Written exercise: Review the listing and copy each line that holds the word "this".

— Start of Stored data —

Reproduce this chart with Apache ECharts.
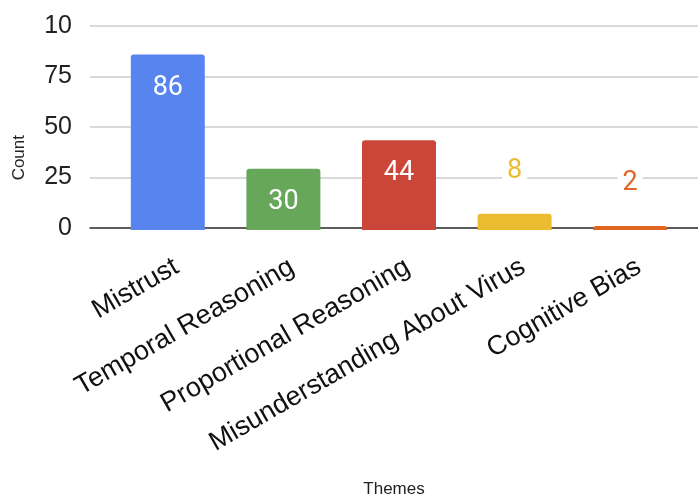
<!DOCTYPE html>
<html>
<head>
<meta charset="utf-8">
<script src="https://cdn.jsdelivr.net/npm/echarts@6/dist/echarts.min.js"></script>
<style>
  html, body { margin: 0; padding: 0; background: #fff; }
  #chart { width: 698px; height: 499px; }
</style>
</head>
<body>
<div id="chart"></div>
<script>
// Theme counts
const themes = ['Mistrust', 'Temporal Reasoning', 'Proportional Reasoning', 'Misunderstanding About Virus', 'Cognitive Bias'];
const counts = [86, 30, 44, 8, 2];
const yTickLabels = ['0', '25', '50', '75', '10'];

const barColors = ['#5884EF', '#66A75A', '#CB4638', '#EBBC30', '#E0661F'];
const FONT = '"Liberation Sans", Arial, sans-serif';

const barData = counts.map((v, i) => {
  const inside = v >= 20;
  return {
    value: v,
    itemStyle: { color: barColors[i], borderRadius: [3, 3, 0, 0] },
    label: inside
      ? { show: true, position: 'insideTop', distance: 20, color: '#fff', fontSize: 27, fontFamily: 'Roboto, sans-serif' }
      : { show: true, position: 'top', distance: 29, color: barColors[i], fontSize: 27, fontFamily: 'Roboto, sans-serif',
          backgroundColor: '#fff', padding: [0, 5] }
  };
});

const chart = echarts.init(document.getElementById('chart'), null, { renderer: 'canvas' });
chart.setOption({
  animation: false,
  grid: [
    { left: 90, right: 0, top: 26, bottom: 269 },
    { left: 110, right: 10, top: 26, bottom: 269 }
  ],
  xAxis: [
    {
      gridIndex: 0, type: 'value', min: 0, max: 1,
      axisLine: { show: true, lineStyle: { color: '#333', width: 1.5 } },
      axisTick: { show: false }, axisLabel: { show: false }, splitLine: { show: false },
      name: 'Themes', nameLocation: 'middle', nameGap: 253,
      nameTextStyle: { fontSize: 17, color: '#222', fontFamily: FONT }
    },
    {
      gridIndex: 1, type: 'category', data: themes,
      axisLine: { show: false }, axisTick: { show: false },
      axisLabel: { rotate: 30, fontSize: 27, color: '#111', fontFamily: FONT, margin: 40,
                   padding: [0, -10, 0, 0], interval: 0 }
    }
  ],
  yAxis: [
    {
      gridIndex: 0, type: 'value', min: 0, max: 100, interval: 25,
      axisLine: { show: false }, axisTick: { show: false },
      axisLabel: {
        fontSize: 25, color: '#222', fontFamily: FONT, margin: 18,
        formatter: (v) => yTickLabels[Math.round(v / 25)]
      },
      splitLine: { lineStyle: { color: '#cccccc', width: 1.5 } }
    },
    {
      gridIndex: 1, type: 'value', min: 0, max: 100, interval: 25, show: false,
      splitLine: { show: false }
    }
  ],
  graphic: [
    {
      type: 'text', left: 11, top: 135, rotation: Math.PI / 2,
      style: { text: 'Count', fontSize: 17, fill: '#222', fontFamily: FONT }
    }
  ],
  series: [
    {
      type: 'bar', xAxisIndex: 1, yAxisIndex: 1,
      barWidth: '64%', data: barData, z: 3
    }
  ]
});
</script>
</body>
</html>
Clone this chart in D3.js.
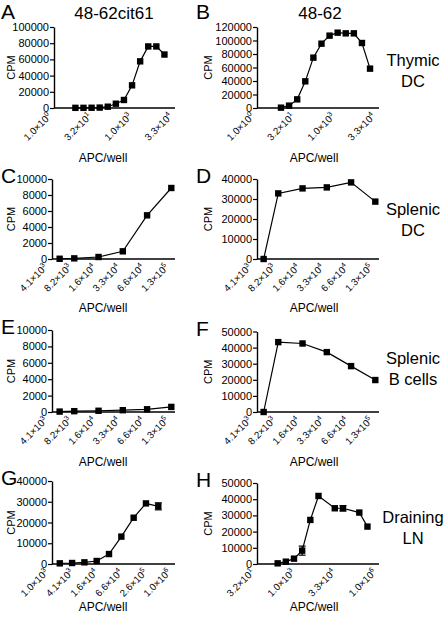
<!DOCTYPE html>
<html><head><meta charset="utf-8">
<script src="https://cdn.jsdelivr.net/npm/d3@7"></script>
<style>
body{margin:0;background:#fff}
svg{display:block}
text{font-family:"Liberation Sans",Arial,Helvetica,sans-serif;fill:#000}
</style>
</head><body>
<svg id="chart" width="444" height="619"></svg>
<script>
// ---------------- data ----------------
const colTitles = ["48-62cit61", "48-62"];
const rowLabels = [["Thymic","DC"],["Splenic","DC"],["Splenic","B cells"],["Draining","LN"]];
const panelLetters = ["A","B","C","D","E","F","G","H"];

const aApc = [6.25,12.5,25,50,100,200,400,800,1600,3200,6400,12800];
const aCpm = [200,200,300,500,1600,5300,9900,28000,57600,76000,76000,66000];
const bApc = [7.8,15.6,31.25,62.5,125,250,500,1000,2000,4000,8000,16000];
const bCpm = [500,3500,12800,39500,74600,95300,107200,111600,110600,110600,96300,58300];
const splenicApc = [5400,8200,16400,32800,65600,131000];
const cCpm = [30,80,250,960,5460,8875];
const dCpm = [0,32800,35300,35800,38300,28700];
const eCpm = [50,100,150,220,330,620];
const fCpm = [0,43400,42550,37200,28500,19850];
const gApc = [1640,3280,6560,13100,26200,52500,105000,210000,420000];
const gCpm = [320,480,800,1450,4800,13200,22300,29200,27800];
const gErr = [0,0,0,0,0,0,0,0,1700];
const hApc = [183,366,732,1465,2930,5860,23400,46900,188000,375000];
const hCpm = [410,1440,3300,8250,27200,42000,34400,34400,31750,23100];
const hErr = [0,0,0,2800,0,0,0,1650,0,0];

const thymicTicks = [1,31.6,1000,31623];
const thymicTickLabels = ["1.0×10^0","3.2×10^1","1.0×10^3","3.3×10^4"];
const splenicTicks = [4100,8200,16400,32800,65600,131000];
const splenicTickLabels = ["4.1×10^3","8.2×10^3","1.6×10^4","3.3×10^4","6.6×10^4","1.3×10^5"];
const gTicks = [1000,4100,16400,65600,262000,1000000];
const gTickLabels = ["1.0×10^3","4.1×10^3","1.6×10^4","6.6×10^4","2.6×10^5","1.0×10^6"];
const hTicks = [31.6,1000,31623,1000000];
const hTickLabels = ["3.2×10^1","1.0×10^3","3.3×10^4","1.0×10^6"];

const yTicksA = [0,20000,40000,60000,80000,100000];
const yTicksB = [0,20000,40000,60000,80000,100000,120000];
const yTicksCE = [0,2000,4000,6000,8000,10000];
const yTicksDG = [0,10000,20000,30000,40000];
const yTicksFH = [0,10000,20000,30000,40000,50000];

const xLabel = "APC/well";
const yLabel = "CPM";

// ---------------- layout ----------------
const panels = [
  {x:aApc, y:aCpm, xt:thymicTicks, xl:thymicTickLabels, yt:yTicksA, ax:54, top:27, bot:108, xr:[54,175], end:175, lab:162},
  {x:bApc, y:bCpm, xt:thymicTicks, xl:thymicTickLabels, yt:yTicksB, ax:257, top:27, bot:108, xr:[257,378], end:379, lab:162},
  {x:splenicApc, y:cCpm, xt:splenicTicks, xl:splenicTickLabels, yt:yTicksCE, ax:52, top:179, bot:259, xr:[50,171.3], end:175, lab:312},
  {x:splenicApc, y:dCpm, xt:splenicTicks, xl:splenicTickLabels, yt:yTicksDG, ax:257, top:179, bot:259, xr:[254,375.3], end:379, lab:312},
  {x:splenicApc, y:eCpm, xt:splenicTicks, xl:splenicTickLabels, yt:yTicksCE, ax:52, top:330, bot:412, xr:[50,171.3], end:175, lab:466},
  {x:splenicApc, y:fCpm, xt:splenicTicks, xl:splenicTickLabels, yt:yTicksFH, ax:257, top:331.5, bot:412, xr:[254,375.3], end:379, lab:466},
  {x:gApc, y:gCpm, e:gErr, xt:gTicks, xl:gTickLabels, yt:yTicksDG, ax:52, top:481, bot:564, xr:[51,173.7], end:175, lab:611},
  {x:hApc, y:hCpm, e:hErr, xt:hTicks, xl:hTickLabels, yt:yTicksFH, ax:257, top:483, bot:564, xr:[257,379], end:379, lab:611}
];
const colLetterX = [1, 196];
const colXLabelX = [103, 314];
const colYLabelX = [11, 208];

const svg = d3.select("#chart");

// column titles
svg.selectAll("text.title").data(colTitles).join("text")
  .attr("class","title")
  .attr("x",(d,i)=>[114,320][i]).attr("y",19)
  .attr("text-anchor","middle").attr("font-size",17).text(d=>d);

// row labels
rowLabels.forEach((lines,r)=>{
  const baseY = [66,215,364,523][r];
  lines.forEach((t,k)=>{
    svg.append("text").attr("x",413).attr("y",baseY+k*21)
      .attr("text-anchor","middle").attr("font-size",16.5).text(t);
  });
});

panels.forEach((p,i)=>{
  const col = i%2;
  const g = svg.append("g");
  const xs = d3.scaleLog().domain([p.xt[0], p.xt[p.xt.length-1]]).range(p.xr);
  const ys = d3.scaleLinear().domain([0, p.yt[p.yt.length-1]]).range([p.bot, p.top]);

  // panel letter
  svg.append("text").attr("x",colLetterX[col]).attr("y",p.top-8+ (i<2?0:12))
    .attr("font-size",21).text(panelLetters[i]);

  // y axis
  const yAxis = d3.axisLeft(ys).tickValues(p.yt).tickSize(4).tickSizeOuter(0).tickPadding(1)
    .tickFormat(d3.format("d"));
  const yg = g.append("g").attr("transform",`translate(${p.ax},0)`).call(yAxis);
  yg.select(".domain").attr("stroke-width",1.4);
  yg.selectAll(".tick line").attr("stroke-width",1.2);
  yg.selectAll(".tick text").attr("font-size",11).attr("font-family",'"Liberation Sans",Arial,sans-serif');

  // x axis line
  g.append("line").attr("x1",p.ax).attr("x2",p.end).attr("y1",ys(0)).attr("y2",ys(0))
    .attr("stroke","#000").attr("stroke-width",1.4);

  // x tick labels (rotated)
  p.xt.forEach((t,k)=>{
    const parts = p.xl[k].split("^");
    const tx = g.append("text")
      .attr("transform",`translate(${xs(t)-2},${ys(0)+9}) rotate(-45)`)
      .attr("text-anchor","end").attr("font-size",9.8);
    tx.append("tspan").text(parts[0]);
    tx.append("tspan").attr("font-size",7).attr("dy",-4).text(parts[1]);
  });

  // axis titles
  svg.append("text").attr("x",colXLabelX[col]).attr("y",p.lab)
    .attr("text-anchor","middle").attr("font-size",12).text(xLabel);
  svg.append("text")
    .attr("transform",`translate(${colYLabelX[col]+4},${(p.top+p.bot)/2}) rotate(-90)`)
    .attr("text-anchor","middle").attr("font-size",11).text(yLabel);

  const pts = p.x.map((v,k)=>({x:v, y:p.y[k], e:p.e?p.e[k]:0}));

  // line
  g.append("path").datum(pts)
    .attr("d", d3.line().x(d=>xs(d.x)).y(d=>ys(d.y)))
    .attr("fill","none").attr("stroke","#000").attr("stroke-width",1.2);

  // error bars
  pts.filter(d=>d.e>0).forEach(d=>{
    const cx = xs(d.x);
    g.append("line").attr("x1",cx).attr("x2",cx).attr("y1",ys(d.y-d.e)).attr("y2",ys(d.y+d.e))
      .attr("stroke","#000").attr("stroke-width",1.2);
    [d.y-d.e, d.y+d.e].forEach(v=>{
      g.append("line").attr("x1",cx-3.5).attr("x2",cx+3.5).attr("y1",ys(v)).attr("y2",ys(v))
        .attr("stroke","#000").attr("stroke-width",1.2);
    });
  });

  // markers
  g.selectAll("rect.m").data(pts).join("rect").attr("class","m")
    .attr("x",d=>xs(d.x)-3.2).attr("y",d=>ys(d.y)-3.2)
    .attr("width",6.4).attr("height",6.4).attr("fill","#000");
});
</script>
</body></html>
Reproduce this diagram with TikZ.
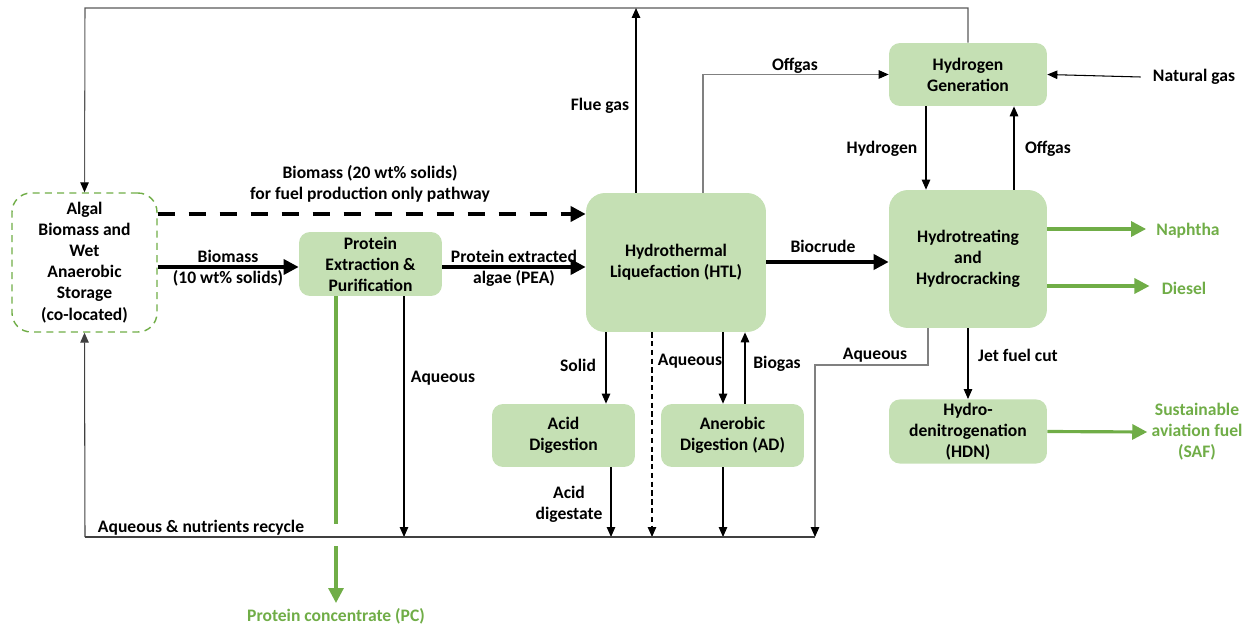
\documentclass[tikz,border=0pt]{standalone}
\usepackage{fontspec}
\setmainfont{Carlito}
\usepackage{xcolor}
\usepackage{tikz}
\usetikzlibrary{positioning,calc,arrows.meta}

\definecolor{boxgreen}{HTML}{C5E0B4}
\definecolor{leafgreen}{HTML}{70AD47}

\tikzset{
	unit/.style={fill=boxgreen, rounded corners=0.22cm, align=center, inner sep=2pt, font=\bfseries\fontsize{10}{12}\selectfont},
	bigunit/.style={unit, rounded corners=0.38cm},
	lbl/.style={align=center, inner sep=0, font=\bfseries\fontsize{10}{12}\selectfont},
	flow/.style={line width=0.6pt, -{Triangle[length=0.2cm,width=0.17cm]}},
	feed/.style={black!50, line width=0.6pt, -{Triangle[length=0.2cm,width=0.17cm,black]}},
	mainflow/.style={line width=2pt, -{Triangle[length=0.3cm,width=0.3cm]}},
	product/.style={leafgreen, line width=1.8pt, -{Triangle[length=0.3cm,width=0.3cm]}},
}

\begin{document}
\begin{tikzpicture}[x=0.02cm, y=-0.02cm]
	\useasboundingbox (0,0) rectangle (1254,628);

	\node[bigunit, fill=none, draw=leafgreen, dashed, dash pattern=on 4pt off 3pt, line width=0.8pt, minimum width=2.9cm, minimum height=2.78cm] (store) at (84.5,262.5) {Algal\\Biomass and\\Wet\\Anaerobic\\Storage\\(co-located)};
	\node[unit, minimum width=2.86cm, minimum height=1.28cm] (pe) at (370.5,264) {Protein\\Extraction \&\\Purification};
	\node[bigunit, minimum width=3.6cm, minimum height=2.78cm] (htl) at (676,262.5) {Hydrothermal\\Liquefaction (HTL)};
	\node[unit, minimum width=3.16cm, minimum height=1.26cm] (hg) at (968,74.5) {Hydrogen\\Generation};
	\node[bigunit, minimum width=3.16cm, minimum height=2.76cm] (ht) at (968,259) {Hydrotreating\\and\\Hydrocracking};
	\node[unit, minimum width=2.86cm, minimum height=1.26cm] (acd) at (563.5,435.5) {Acid\\Digestion};
	\node[unit, minimum width=2.86cm, minimum height=1.26cm] (ad) at (732.5,435.5) {Anerobic\\Digestion (AD)};
	\node[unit, minimum width=3.16cm, minimum height=1.26cm] (hdn) at (968,431.5) {Hydro-\\denitrogenation\\(HDN)};

	\node[lbl] (ng) at (1194,77) {Natural gas};
	\node[lbl, text=leafgreen] (naphtha) at (1188,231) {Naphtha};
	\node[lbl, text=leafgreen] (diesel) at (1184,288) {Diesel};
	\node[lbl, text=leafgreen] (saf) at (1197,432) {Sustainable\\aviation fuel\\(SAF)};
	\node[lbl, text=leafgreen] (pclbl) at (336,616) {Protein concentrate (PC)};

	\coordinate (topL) at (85,8);
	\coordinate (flue) at (636,8);
	\coordinate (botL) at (85,537);
	\coordinate (botR) at (815,537);
	\coordinate (pc) at (336,603);

	\draw[feed, black!65] (hg.north) |- (topL) -- (store.north);
	\draw[flow, line width=0.9pt] (htl.north -| flue) -- (flue);
	\draw[feed] (htl.north -| 703,0) |- (hg.west);
	\draw[flow] ([xshift=-0.24cm]ng.west) -- (hg.east);
	\draw[flow] (hg.south -| 926,0) -- (ht.north -| 926,0);
	\draw[flow, line width=0.9pt] (ht.north -| 1014,0) -- (hg.south -| 1014,0);
	\draw[product] (ht.east |- 0,229) -- ([xshift=-0.2cm]naphtha.west |- 0,229);
	\draw[product] (ht.east |- 0,286) -- ([xshift=-0.24cm]diesel.west |- 0,286);
	\draw[mainflow] (htl.east |- 0,262) -- (ht.west |- 0,262);
	\draw[flow] (ht.south) -- (hdn.north);
	\draw[product] (hdn.east) -- ([xshift=-0.08cm]saf.west);
	\draw[feed] (ht.south -| 928,0) -- (928,365) -| (botR);

	\draw[mainflow, dash pattern=on 0.34cm off 0.28cm] (store.east |- 0,214) -- (htl.west |- 0,214);
	\draw[mainflow] (store.east |- 0,267) -- (pe.west |- 0,267);
	\draw[mainflow] (pe.east |- 0,267) -- (htl.west |- 0,267);

	\draw[leafgreen, line width=1.8pt] (pe.south -| pc) -- (336,524);
	\draw[product] (336,546) -- (pc);
	\draw[flow] (pe.south -| 404,0) -- (botL -| 404,0);

	\draw[flow] (htl.south -| 606,0) -- (acd.north -| 606,0);
	\draw[flow, dash pattern=on 3pt off 2pt] (htl.south -| 652,0) -- (botL -| 652,0);
	\draw[flow] (htl.south -| 723,0) -- (ad.north -| 723,0);
	\draw[flow, line width=0.9pt] (ad.north -| 745,0) -- (htl.south -| 745,0);
	\draw[flow] (acd.south -| 611,0) -- (botL -| 611,0);
	\draw[flow] (ad.south -| 723,0) -- (botL -| 723,0);

	\draw[black!75, line width=0.6pt] (botR) -- (botL);
	\draw[flow, black!75] (botL) -- (store.south);

	\node[lbl] at (600,106) {Flue gas};
	\node[lbl] at (795,66) {Offgas};
	\node[lbl] at (882,149) {Hydrogen};
	\node[lbl] at (1048,149) {Offgas};
	\node[lbl] at (823,246) {Biocrude};
	\node[lbl] at (1018,355) {Jet fuel cut};
	\node[lbl] at (875,355) {Aqueous};
	\node[lbl] at (370,184) {Biomass (20 wt\% solids)\\for fuel production only pathway};
	\node[lbl] at (228,268) {Biomass\\(10 wt\% solids)};
	\node[lbl] at (514,268) {Protein extracted\\algae (PEA)};
	\node[lbl] at (443,378) {Aqueous};
	\node[lbl] at (578,365) {Solid};
	\node[lbl] at (690,361) {Aqueous};
	\node[lbl] at (777,364) {Biogas};
	\node[lbl] at (569,504) {Acid\\digestate};
	\node[lbl] at (201,528) {Aqueous \& nutrients recycle};
\end{tikzpicture}
\end{document}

— End of Stored data —

Result of the task:
Reproduce this chart with Apache ECharts.
Clone this chart in D3.js.
Reproduce this diagram with TikZ.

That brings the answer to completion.